Bolo Rei, which translates to “King Cake,” is a traditional Portuguese cake/dessert that is commonly eaten during the Christmas season. This festive treat is a symbol of celebration with family and friends. The cake’s origins are rooted in Catholic tradition, representing the gifts brought by the Three Wise Men to the baby Jesus.
It is made with a sweet dough that’s studded with candied fruits, nuts, and sometimes crystallized ginger. The cake’s circular shape symbolizes eternity and the crown of the kings. In the centre, a hole is often left as a nod to the biblical story of the Three Wise Men, allowing for a candle to be placed once the cake is served. The surface of Bolo Rei is adorned with a dusting of powdered sugar, giving it a snow-like appearance, and sometimes includes a colourful ribbon or two, signifying the gifts brought by the Wise Men.
Amêijoas à Bulhão Pato
Amêijoas à Bulhão Pato (Bulhão Pato clams) is a popular seafood dish that makes great use of the abundant clams found along Portugal’s coast. It is named after the renowned Portuguese poet Raimundo António de Bulhão Pato.
This dish preparation is straightforward: fresh clams are sautéed in a fragrant mixture of olive oil, garlic, and fresh cilantro. As the clams open, they release their briny juices, infusing the oil with their distinctive taste.

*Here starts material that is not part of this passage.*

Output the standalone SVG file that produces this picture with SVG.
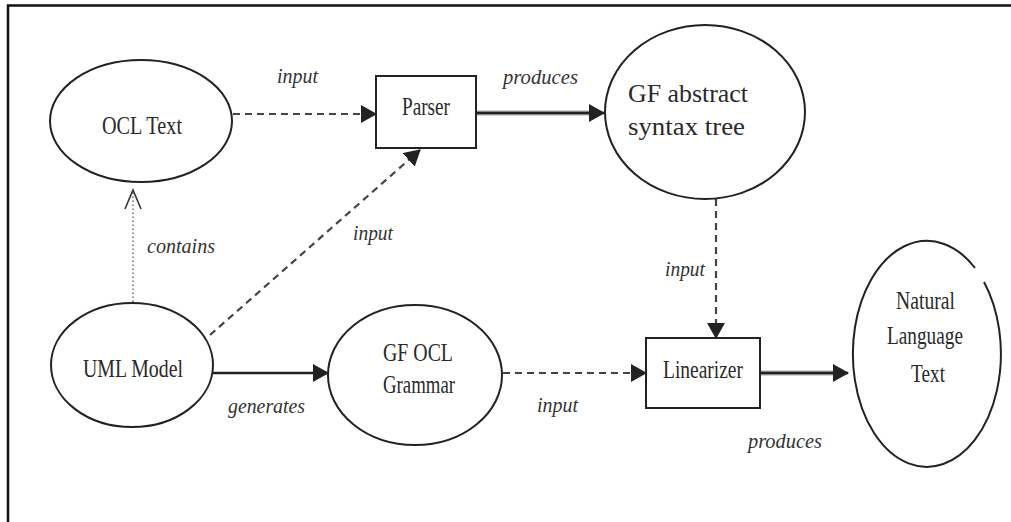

The result is a harmonious blend of oceanic essence, aromatic garlic, and the herbal freshness of cilantro. It is normally served with a squeeze of zesty lemon juice and some cilantro or parsley leaves.
Caldeirada is a Portuguese and Galician fish stew consisting of a wide variety of fish, potatoes and other ingredients that vary from recipe to recipe.
The fish can also vary, depending on the area and the catch of the day. Additional vegetables can include onions, green peppers, tomatoes and tomato purée or tomato paste); spices can include salt and black pepper, bay leaf, coriander, parsley, sweet and hot paprika, white pepper, oregano and some recipes add even more ingredients such as vermicelli, olive oil, allspice, port wine, white wine and whisky or brandy.